DIAS, Paula Barata. Cristianismo e responsabilidade cristã na queda de Roma. In: BRANDÃO, José Luís et. al. A queda de Roma e o alvorecer da Europa. Coimbra: Imprensa da Universidade de Coimbra, abril de 2013, p. 48, nota 6. Destaques acrescentados.

Deixando de lado as questões teológicas, há que se considerar sumariamente o impacto político dessa controvérsia. O imperador Constantino, alarmado diante dessa crescente desunião em seu império, convocou o primeiro concílio (ecumênico) mundial, o de Niceia (325). Ao término desse concílio, a fórmula do Credo usada na preparação dos catecúmenos para o batismo em Cesareia foi aceita como base para o acordo, e a palavra homoousios (de uma única substância) passou a ser utilizado para descrever o Ser de Cristo. Assim, confirmava-se que Cristo possuía a mesma natureza do Pai. Além disso, o credo de Niceia estabeleceu, de uma vez por todas, que as três pessoas da Trindade eram iguais em majestade e era um único Deus. 

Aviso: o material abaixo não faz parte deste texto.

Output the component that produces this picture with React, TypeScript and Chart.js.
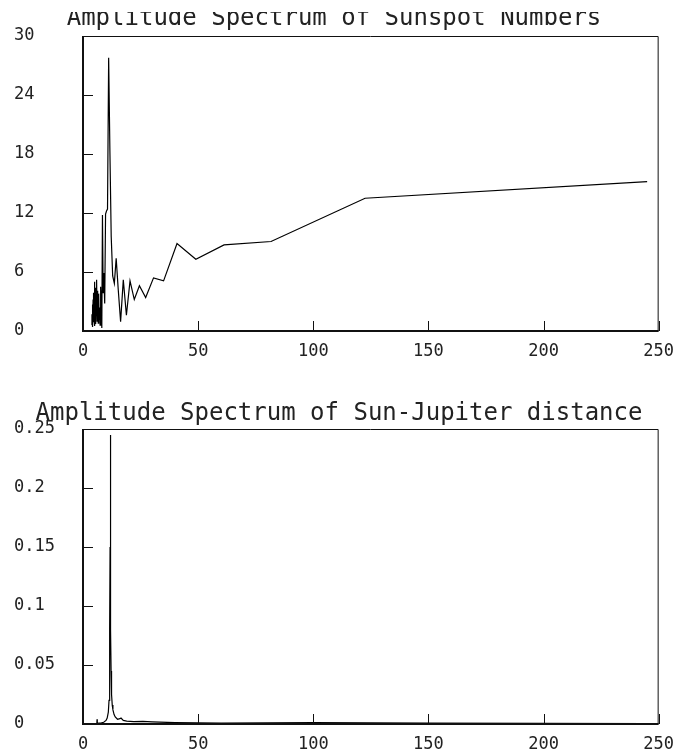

Ário foi excomungado e mandado para o exílio. Muitos, porém, que se opunham ao arianismo, desagradaram-se com a adoção da palavra homoousios, que não consta em nenhuma parte da Bíblia. Embora o ocidente latino tenha aceitado pacificamente a definição de Niceia, o oriente grego dividiu-se em muitas escolas de pensamento, sendo afligido por ameaças de sabelianismo. 

As disputas doutrinárias e pessoais se multiplicaram, tendo em Atanásio, o bispo de Alexandria, o maior oponente do arianismo. Para ele, o significado da revelação cristã dependia de Cristo ser totalmente humano totalmente Divino. 

Os sucessores do imperador Constantino foram, em sua maioria, arianos ou semi-arianos - adotavam a fórmula de que o "Filho era igual ao Pai", "de substância parecida, mas não da mesma substância" (homoiousius). Entretanto, em 381, o imperador Teodósio convocou o Concílio Ecumênico de Constantinopla, que transformou a doutrina de Niceia em definição de ortodoxia católica, e a Igreja católica (universal) dos cristãos foi declarada como Trinitária. Esse cristianismo "trinitário ortodoxo" foi estabelecido por Teodósio como a única religião oficial do Império Romano. 

Bibliografia consultada: O'GRADY, Joan. Heresia - o jogo de poder das seitas cristãs nos primeiros séculos depois de Cristo. Tradução de José Antonio Ceschin. São Paulo: Mercuryo, 1994, p. 99-112.